Tally every line of the listing below that holds "this", then give the tally alone.

-- BEGIN --

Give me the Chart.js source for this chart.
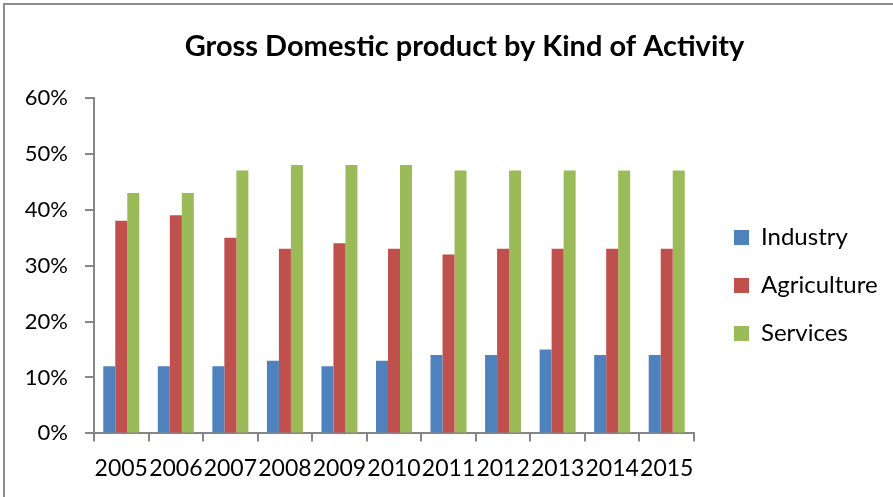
<!DOCTYPE html>
<html>
<head>
<meta charset="utf-8">
<title>Gross Domestic product by Kind of Activity</title>
<script src="https://cdn.jsdelivr.net/npm/chart.js@4/dist/chart.umd.min.js"></script>
<style>
  html, body { margin: 0; padding: 0; background: #fff; }
  #wrap { position: relative; width: 893px; height: 497px; overflow: hidden; }
  #frame { position: absolute; left: 3px; top: 3px; width: 1000px; height: 600px;
           border-top: 2px solid #8c8c8c; border-left: 2px solid #8c8c8c; }
  #grafico { position: absolute; left: 0; top: 0; }
</style>
</head>
<body>
<div id="wrap">
  <div id="frame"></div>
  <canvas id="grafico" width="893" height="497"></canvas>
</div>
<script>
const anos = ["2005", "2006", "2007", "2008", "2009", "2010", "2011", "2012", "2013", "2014", "2015"];
const industria = [12, 12, 12, 13, 12, 13, 14, 14, 15, 14, 14];
const agricultura = [38, 39, 35, 33, 34, 33, 32, 33, 33, 33, 33];
const servicos = [43, 43, 47, 48, 48, 48, 47, 47, 47, 47, 47];
const ticksY = [0, 10, 20, 30, 40, 50, 60];

const cinza = "#868686";
const fonte = "Lato, 'Open Sans', sans-serif";

// legenda fica mais larga e deslocada para a direita/baixo; titulo um pouco para a direita
const ajusteLegenda = {
    id: "ajusteLegenda",
    beforeInit(chart) {
        const fitOriginal = chart.legend.fit;
        chart.legend.fit = function () {
            fitOriginal.call(this);
            this.width = 199;
        };
    },
    afterLayout(chart) {
        const leg = chart.legend;
        leg.left += 16;
        leg.top += 38;
        leg.bottom += 38;
        const tit = chart.titleBlock;
        tit.left += 18;
        tit.right += 18;
    }
};

const grafico = new Chart("grafico", {
    type: "bar",
    data: {
        labels: anos,
        datasets: [
            { label: "Industry", data: industria, backgroundColor: "#4F81BD" },
            { label: "Agriculture", data: agricultura, backgroundColor: "#C0504D" },
            { label: "Services", data: servicos, backgroundColor: "#9BBB59" }
        ]
    },
    options: {
        responsive: false,
        animation: false,
        layout: { padding: { left: 0, right: 0, top: 0, bottom: 2 } },
        datasets: { bar: { categoryPercentage: 0.66, barPercentage: 1 } },
        plugins: {
            title: {
                display: true,
                text: "Gross Domestic product by Kind of Activity",
                color: "#000",
                font: { family: fonte, size: 29, weight: "bold" },
                padding: { top: 29, bottom: 34 }
            },
            legend: {
                position: "right",
                labels: {
                    color: "#000",
                    font: { family: fonte, size: 24 },
                    boxWidth: 15,
                    boxHeight: 15,
                    padding: 24
                }
            },
            tooltip: { enabled: false }
        },
        scales: {
            x: {
                grid: { drawOnChartArea: false, drawTicks: true, tickLength: 8, color: cinza, lineWidth: 2 },
                border: { color: cinza, width: 2 },
                ticks: { color: "#000", font: { family: fonte, size: 23 }, padding: 13, autoSkip: false, maxRotation: 0 }
            },
            y: {
                min: 0,
                max: 60,
                afterBuildTicks(scale) {
                    scale.ticks = ticksY.map((v) => ({ value: v }));
                },
                afterFit(scale) {
                    scale.width = 94;
                },
                grid: { drawOnChartArea: false, drawTicks: true, tickLength: 9, color: cinza, lineWidth: 2 },
                border: { color: cinza, width: 2 },
                ticks: {
                    color: "#000",
                    font: { family: fonte, size: 22 },
                    padding: 17,
                    callback: (v) => v + "%"
                }
            }
        }
    },
    plugins: [ajusteLegenda]
});
</script>
</body>
</html>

-- END --

### Result below
3